En effet, par décision du 5 avril 2022, l'ARCOM avait rejeté la demande de l'association Reporters Sans Frontières qui voulait entre autres choses que l'éditeur du service CNews soit mis en demeure de se conformer à ses obligations en matière de pluralisme et d'indépendance de l'information.
Cette décision du Conseil d’État est donc une décision de la Juridiction Administrative concernant un acte administratif du Service Public de l’Audiovisuel ARCOM susceptible d’être annulé par le Conseil d’État. Rien de plus normal.
Le Conseil d’État se fondant sur la mission confiée par l’État à l’ARCOM a donc estimé que celle-ci n’avait pas rempli sa mission et la condamne en lui enjoignant de surveiller de plus près l’activité de C News pour savoir si cette chaîne respecte ses obligations.
En réalité, le Conseil d’État met l’ARCOM face à ses responsabilités mais aussi et surtout celles du législateur qui n’a pas défini clairement dans la loi no 2021-1382 du 25 octobre 2021 relative à la régulation et à la protection de l'accès aux œuvres culturelles à l'ère numérique qui a aussi...comme par hasard, fondé l’ARCOM. (fusion de la CSA et d'HADOPI).
L’ARCOM, GRAND INQUISITEUR, RÉTABLISSEMENT DE LA CENSURE ?
Le Conseil d’État, comme il le fait dans ses décisions sur des contentieux qui lui sont soumis provoque le législateur sur les lacunes de ses lois.
En clair, le Conseil d’État pose la bonne question qui est de savoir si l’ARCOM (Autorité du Service Public de l’Audiovisuel dite indépendante) peut ou doit-elle jouer le rôle de grand censeur, d’inquisiteur en plus de ses nombreuses charges techniques de régulateur, attributeur des fréquences...?
Effectivement, nous n’avons trouvé aucun texte fixant précisément les missions confiées à l’ARCOM...le problème est posé...à quand la solution que doit donner le Parlement ?

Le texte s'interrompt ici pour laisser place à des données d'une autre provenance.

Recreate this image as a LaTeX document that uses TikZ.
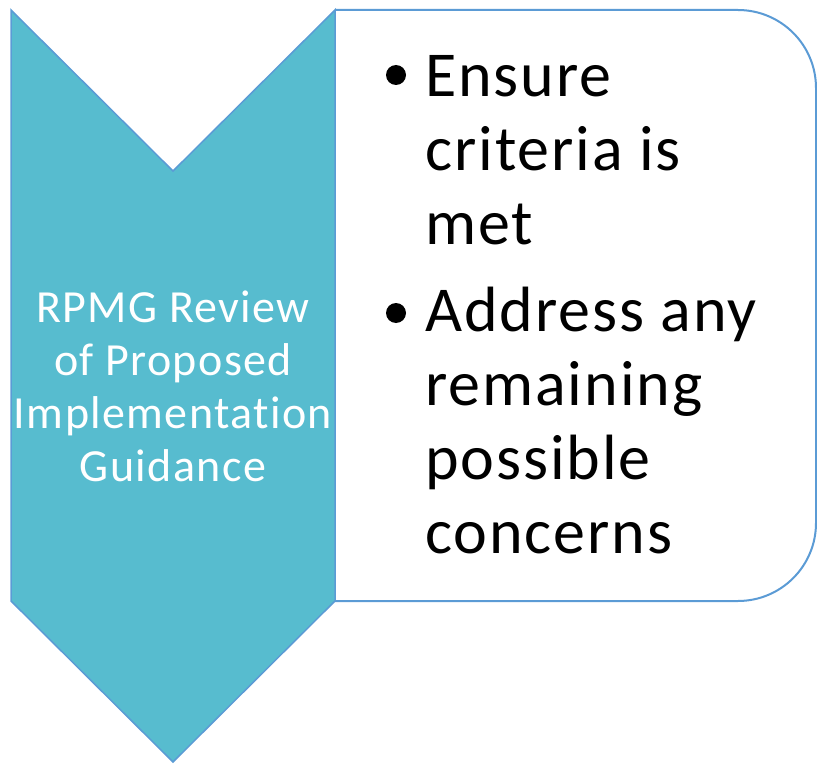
\documentclass[tikz,border=0pt]{standalone}
\usepackage{fontspec}
\setmainfont{Carlito}[LetterSpace=3,RawFeature=-liga]
\definecolor{chevfill}{HTML}{57BCCF}
\definecolor{edgeblue}{HTML}{5B9BD5}
\tikzset{
  chevron/.style={draw=edgeblue,line width=1.5pt,fill=chevfill,line join=miter},
  listbox/.style={draw=edgeblue,line width=2pt,fill=white,rounded corners=78pt},
  bulletdot/.style={circle,fill=black,inner sep=0pt,minimum size=20pt},
  itemtext/.style={anchor=north west,inner sep=0pt,align=left,
    font=\fontsize{64}{74}\selectfont}
}
\begin{document}
\begin{tikzpicture}[x=1pt,y=-1pt]
\useasboundingbox (0,0) rectangle (817,765);
\draw[listbox] (335,10) -- (816,10) -- (816,601) -- (335,601);
\draw[chevron] (11,10) -- (173,171) -- (335,10) -- (335,601)
  -- (173,762) -- (11,601) -- cycle;
\node[text=white,align=center,inner sep=0pt,
  font=\fontsize{46}{53}\selectfont] (step) at (173,386)
  {RPMG Review\\of Proposed\\Implementation\\Guidance};
\node[bulletdot] (dot1) at (396,75) {};
\node[itemtext] (item1) at (425,55) {Ensure\\criteria is\\met};
\node[bulletdot] (dot2) at (396,313) {};
\node[itemtext] (item2) at (425,287) {Address any\\remaining\\possible\\concerns};
\end{tikzpicture}
\end{document}
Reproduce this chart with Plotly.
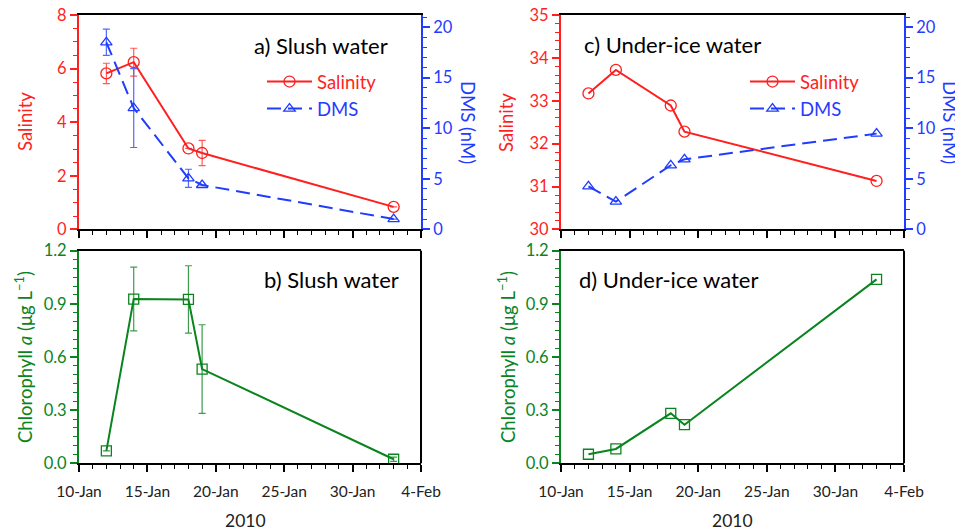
import plotly.graph_objects as go

# ---------------- data ----------------
dates = ["2010-01-12", "2010-01-14", "2010-01-18", "2010-01-19", "2010-02-02"]

slush_salinity = [5.82, 6.24, 3.02, 2.85, 0.84]
slush_salinity_err = [0.38, 0.52, 0.0, 0.47, 0.0]
slush_dms = [18.5, 12.0, 5.05, 4.39, 1.02]
slush_dms_err = [1.3, 3.9, 0.9, 0.0, 0.0]
slush_chl = [0.07, 0.927, 0.925, 0.532, 0.023]
slush_chl_err = [0.0, 0.18, 0.19, 0.25, 0.012]

ice_salinity = [33.17, 33.72, 32.89, 32.28, 31.13]
ice_dms = [4.25, 2.74, 6.34, 6.93, 9.47]
ice_chl = [0.051, 0.081, 0.282, 0.218, 1.038]

x_range = ["2010-01-10", "2010-02-04"]

# ---------------- style ----------------
RED = "#ff1f1f"
BLUE = "#1f3cff"
GREEN = "#0a841e"
RED_E = "#ff5a5a"
BLUE_E = "#5068ff"
GREEN_E = "#3c9c4c"
FONT = "Lato, 'Open Sans', sans-serif"
W, H = 963, 531
OFF = 8  # page body margin offset

def px_x(p):
    return (p - OFF) / W

def px_y(p):
    return 1 - (p - OFF) / H

XA = [px_x(79), px_x(421)]
XC = [px_x(561), px_x(904)]
YT = [px_y(229.4), px_y(15)]
YB = [px_y(463.3), px_y(250.7)]

fig = go.Figure()

# panel a
fig.add_trace(go.Scatter(
    x=dates, y=slush_salinity, name="<span style='color:%s'>Salinity</span>" % RED,
    mode="lines+markers", line=dict(color=RED, width=2),
    marker=dict(symbol="circle-open", size=11, color=RED, line=dict(width=1.3)),
    error_y=dict(type="data", array=slush_salinity_err, color=RED_E, thickness=1.2, width=3.5),
    xaxis="x", yaxis="y", legend="legend"))
fig.add_trace(go.Scatter(
    x=dates, y=slush_dms, name="<span style='color:%s'>DMS</span>" % BLUE,
    mode="lines+markers", line=dict(color=BLUE, width=2, dash="14px,7px"),
    marker=dict(symbol="triangle-up-open", size=10, color=BLUE, line=dict(width=1.3)),
    error_y=dict(type="data", array=slush_dms_err, color=BLUE_E, thickness=1.2, width=3.5),
    xaxis="x", yaxis="y2", legend="legend"))

# panel b
fig.add_trace(go.Scatter(
    x=dates, y=slush_chl, mode="lines+markers", showlegend=False,
    line=dict(color=GREEN, width=2),
    marker=dict(symbol="square-open", size=10, color=GREEN, line=dict(width=1.3)),
    error_y=dict(type="data", array=slush_chl_err, color=GREEN_E, thickness=1.2, width=3.5),
    xaxis="x2", yaxis="y3"))

# panel c
fig.add_trace(go.Scatter(
    x=dates, y=ice_salinity, name="<span style='color:%s'>Salinity</span>" % RED,
    mode="lines+markers", line=dict(color=RED, width=2),
    marker=dict(symbol="circle-open", size=11, color=RED, line=dict(width=1.3)),
    xaxis="x3", yaxis="y4", legend="legend2"))
fig.add_trace(go.Scatter(
    x=dates, y=ice_dms, name="<span style='color:%s'>DMS</span>" % BLUE,
    mode="lines+markers", line=dict(color=BLUE, width=2, dash="14px,7px"),
    marker=dict(symbol="triangle-up-open", size=10, color=BLUE, line=dict(width=1.3)),
    xaxis="x3", yaxis="y5", legend="legend2"))

# panel d
fig.add_trace(go.Scatter(
    x=dates, y=ice_chl, mode="lines+markers", showlegend=False,
    line=dict(color=GREEN, width=2),
    marker=dict(symbol="square-open", size=10, color=GREEN, line=dict(width=1.3)),
    xaxis="x4", yaxis="y6"))


def xaxis(domain, anchor, labels):
    return dict(
        domain=domain, anchor=anchor, type="date", range=x_range,
        tick0="2010-01-10", dtick=5 * 86400000, tickformat="%-d-%b",
        showticklabels=labels, ticks="outside", ticklen=7, tickwidth=1.5,
        tickcolor="black", showline=True, linecolor="black", linewidth=2,
        mirror=True, showgrid=False, zeroline=False, automargin=False,
        tickfont=dict(family=FONT, size=15.5, color="#222"),
        ticklabelstandoff=6, ticklabeloverflow="allow",
        minor=dict(dtick=86400000, tick0="2010-01-10", ticks="outside",
                   ticklen=4, tickcolor="black", tickwidth=1.2, showgrid=False),
    )


def yaxis(domain, anchor, rng, dtick, mdtick, color, fmt=None, side="left", overlay=None):
    d = dict(
        domain=domain, anchor=anchor, range=rng, dtick=dtick, tick0=0,
        ticks="outside", ticklen=7, tickwidth=1.5, tickcolor=color,
        showline=True, linecolor=color, linewidth=2, showgrid=False,
        zeroline=False, side=side, automargin=False, ticklabeloverflow="allow",
        tickfont=dict(family=FONT, size=16.5, color=color),
        minor=dict(dtick=mdtick, ticks="outside", ticklen=4, tickcolor=color,
                   tickwidth=1.2, showgrid=False),
    )
    if fmt:
        d["tickformat"] = fmt
    if overlay:
        d["overlaying"] = overlay
    return d


fig.update_layout(
    width=W, height=H,
    margin=dict(l=0, r=0, t=0, b=0, autoexpand=False),
    paper_bgcolor="white", plot_bgcolor="white",
    font=dict(family=FONT),
    xaxis=xaxis(XA, "y", False),
    yaxis=yaxis(YT, "x", [0, 8], 2, 0.5, RED),
    yaxis2=yaxis(YT, "x", [0, 21.2], 5, 1, BLUE, side="right", overlay="y"),
    xaxis2=xaxis(XA, "y3", True),
    yaxis3=yaxis(YB, "x2", [0, 1.2], 0.3, 0.05, GREEN, fmt=".1f"),
    xaxis3=xaxis(XC, "y4", False),
    yaxis4=yaxis(YT, "x3", [30, 35], 1, 0.2, RED),
    yaxis5=yaxis(YT, "x3", [0, 21.2], 5, 1, BLUE, side="right", overlay="y4"),
    xaxis4=xaxis(XC, "y6", True),
    yaxis6=yaxis(YB, "x4", [0, 1.2], 0.3, 0.05, GREEN, fmt=".1f"),
    legend=dict(x=px_x(262), y=px_y(63), xanchor="left", yanchor="top",
                bgcolor="rgba(0,0,0,0)", font=dict(family=FONT, size=18.5),
                tracegroupgap=0, itemwidth=45),
    legend2=dict(x=px_x(745), y=px_y(63), xanchor="left", yanchor="top",
                 bgcolor="rgba(0,0,0,0)", font=dict(family=FONT, size=18.5),
                 tracegroupgap=0, itemwidth=45),
    showlegend=True,
)

# right borders of lower panels
for xd in (XA, XC):
    fig.add_shape(type="line", xref="paper", yref="paper", x0=xd[1], x1=xd[1],
                  y0=YB[0], y1=YB[1], line=dict(color="black", width=2))

ann = []
def text(x, y, s, color="black", size=18, angle=0, xanchor="center"):
    ann.append(dict(x=px_x(x), y=px_y(y), xref="paper", yref="paper", text=s,
                    showarrow=False, textangle=angle, xanchor=xanchor, yanchor="middle",
                    font=dict(family=FONT, size=size, color=color)))

text(25, 122, "Salinity", RED, 18.5, -90)
text(468, 122, "DMS (nM)", BLUE, 18.5, 90)
text(506, 122, "Salinity", RED, 18.5, -90)
text(950, 122, "DMS (nM)", BLUE, 18.5, 90)
text(23, 357, "Chlorophyll <i>a</i> (μg L<sup>−1</sup>)", GREEN, 18.5, -90)
text(506, 357, "Chlorophyll <i>a</i> (μg L<sup>−1</sup>)", GREEN, 18.5, -90)
text(252, 45, "a) Slush water", "black", 22, 0, "left")
text(582, 44, "c) Under-ice water", "black", 22, 0, "left")
text(262, 279, "b) Slush water", "black", 22, 0, "left")
text(577, 279, "d) Under-ice water", "black", 22, 0, "left")
text(245, 520, "2010", "#222", 17.5)
text(732, 520, "2010", "#222", 17.5)
fig.update_layout(annotations=ann)

fig.write_html("out.html")
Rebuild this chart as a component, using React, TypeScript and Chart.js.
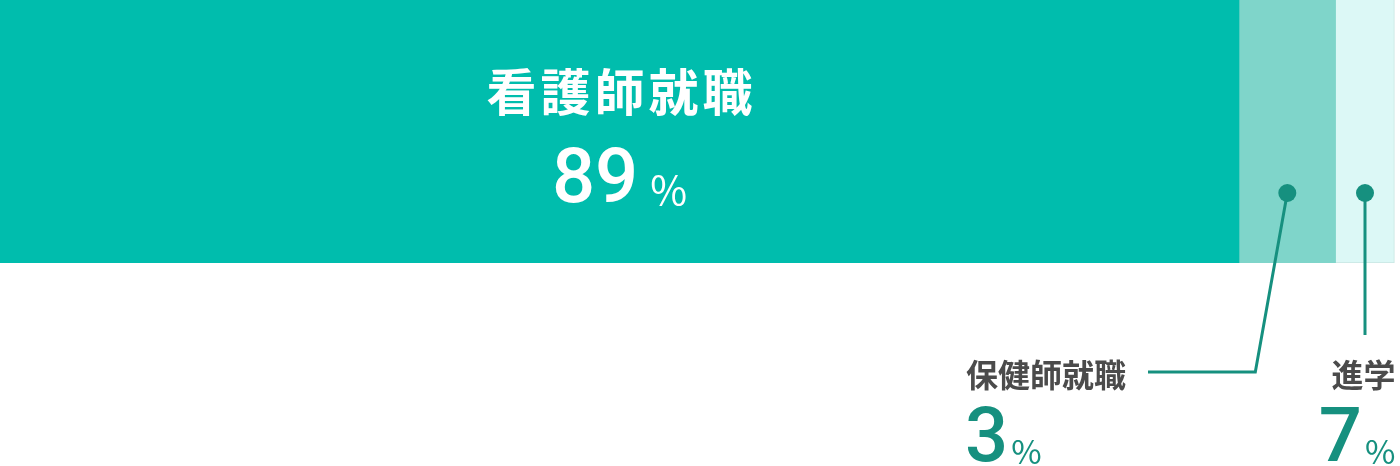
import { useEffect, useRef } from "react";
import { Chart, registerables } from "chart.js";

Chart.register(...registerables);

// segment names, label percentages, and the drawn bar widths (share of full width)
const categories = ["看護師就職", "保健師就職", "進学"];
const percentLabels = [89, 3, 7];
const barWidths = [88.5, 6.9, 4.2];
const barColors = ["#00bdad", "#7fd5ca", "#dcf8f6"];

const TEAL = "#16907f";
const GRAY = "#4b4b4b";
const JP = '"Noto Sans CJK JP", "Noto Sans", sans-serif';
const NUM = 'Roboto, "Noto Sans", sans-serif';

const annotations = {
  id: "annotations",
  afterDatasetsDraw(chart: any) {
    const { ctx, chartArea, scales } = chart;
    const x = scales.x;
    const starts: number[] = [];
    let acc = 0;
    barWidths.forEach((w) => {
      starts.push(acc);
      acc += w;
    });
    const center = (i: number) => x.getPixelForValue(starts[i] + barWidths[i] / 2);
    const rightEdge = x.getPixelForValue(starts[2] + barWidths[2]) + 1;
    const bottom = chartArea.bottom;

    ctx.save();

    // main label inside the big segment
    const cx0 = center(0);
    ctx.fillStyle = "#ffffff";
    ctx.font = `bold 50px ${JP}`;
    ctx.textAlign = "center";
    ctx.textBaseline = "middle";
    (ctx as any).letterSpacing = "4px";
    ctx.fillText(categories[0], cx0 + 2, 92);
    (ctx as any).letterSpacing = "0px";
    drawPercent(ctx, String(percentLabels[0]), cx0, 202, "center", "#ffffff", 76, 40, 12);

    // leader lines and dots
    const dotY = bottom - 70;
    const lineY = 372;
    ctx.strokeStyle = TEAL;
    ctx.fillStyle = TEAL;
    ctx.lineWidth = 3;

    const d1 = center(1);
    ctx.beginPath();
    ctx.moveTo(d1, dotY);
    ctx.lineTo(d1 - 32, lineY);
    ctx.lineTo(1148, lineY);
    ctx.stroke();
    ctx.beginPath();
    ctx.arc(d1, dotY, 9, 0, Math.PI * 2);
    ctx.fill();

    const d2 = center(2);
    ctx.beginPath();
    ctx.moveTo(d2, dotY);
    ctx.lineTo(d2, 335);
    ctx.stroke();
    ctx.beginPath();
    ctx.arc(d2, dotY, 9, 0, Math.PI * 2);
    ctx.fill();

    // outside labels
    ctx.fillStyle = GRAY;
    ctx.font = `bold 32px ${JP}`;
    ctx.textBaseline = "middle";
    ctx.textAlign = "left";
    ctx.fillText(categories[1], 966, 375);
    ctx.textAlign = "right";
    ctx.fillText(categories[2], rightEdge, 375);

    drawPercent(ctx, String(percentLabels[1]), 965, 461, "left", TEAL, 76, 33, 3);
    drawPercent(ctx, String(percentLabels[2]), rightEdge, 461, "right", TEAL, 76, 33, 3);

    ctx.restore();
  },
};

function drawPercent(
  ctx: CanvasRenderingContext2D,
  num: string,
  xPos: number,
  baseline: number,
  align: "left" | "center" | "right",
  color: string,
  numSize: number,
  pctSize: number,
  gap: number
) {
  ctx.save();
  ctx.fillStyle = color;
  ctx.textBaseline = "alphabetic";
  ctx.textAlign = "left";
  ctx.font = `500 ${numSize}px ${NUM}`;
  const nw = ctx.measureText(num).width;
  ctx.font = `400 ${pctSize}px ${JP}`;
  const pw = ctx.measureText("%").width;
  const total = nw + gap + pw;
  let left = xPos;
  if (align === "center") left = xPos - total / 2;
  if (align === "right") left = xPos - total;
  ctx.font = `500 ${numSize}px ${NUM}`;
  ctx.fillText(num, left, baseline);
  ctx.font = `400 ${pctSize}px ${JP}`;
  ctx.fillText("%", left + nw + gap, baseline + 3);
  ctx.restore();
}

export default function App() {
  const canvasRef = useRef<HTMLCanvasElement>(null);
  const chartRef = useRef<Chart | null>(null);

  useEffect(() => {
    if (!canvasRef.current) return;
    document.body.style.margin = "0";

    if (chartRef.current) chartRef.current.destroy();

    chartRef.current = new Chart(canvasRef.current, {
      type: "bar",
      data: {
        labels: ["進路"],
        datasets: categories.map((name, i) => ({
          label: name,
          data: [barWidths[i]],
          backgroundColor: barColors[i],
          borderColor: i === 2 ? "#c9e6e2" : barColors[i],
          borderWidth: i === 2 ? { right: 1, bottom: 1 } : 0,
          borderSkipped: false,
          barPercentage: 1,
          categoryPercentage: 1,
        })),
      },
      plugins: [annotations],
      options: {
        indexAxis: "y",
        responsive: false,
        animation: false,
        layout: { padding: { top: 0, left: 0, right: 0, bottom: 203 } },
        plugins: {
          legend: { display: false },
          tooltip: { enabled: false },
        },
        scales: {
          x: { stacked: true, min: 0, max: 100, display: false },
          y: { stacked: true, display: false },
        },
      },
    } as any);

    return () => {
      if (chartRef.current) {
        chartRef.current.destroy();
        chartRef.current = null;
      }
    };
  }, []);

  return (
    <div style={{ position: "absolute", left: 0, top: 0, width: 1400, height: 466 }}>
      <canvas ref={canvasRef} width={1400} height={466} />
    </div>
  );
}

Si le sujet venait devant le Parlement....nous aurions de belles empoignades mais ce serait une belle occasion d'un vrai débat sur le liberté de la presse, la liberté d'expression avec ses limités...sur les réseaux par exemple...nous craignons fort que ce débat ne soit pas pour tout de suite !
D'ailleurs dans son communiqué de presse a bien précisé
"Par cette décision, le Conseil d’État ne se prononce pas sur le respect par les programmes de la chaîne CNews des exigences de pluralisme et d’indépendance de l’information. Il précise les principes applicables au contrôle que l’Arcom doit exercer sur le respect de leurs obligations légales par l’ensemble des chaînes et rappelle que, dans le respect de ces principes, le régulateur dispose d’un large pouvoir d’appréciation dans l’exercice des prérogatives qui lui sont conférées par la loi."
Exigences de pluralisme et d'indépendance de l'information ...C'est bien l'ARCOM qui est visée...comme aussi toutes les chaînes ...le débat n'est donc certainement pas pour demain et pourtant les chaînes du Service Public ont du souci à se faire et l'ARCOM du pain sur la planche. On peut rêver.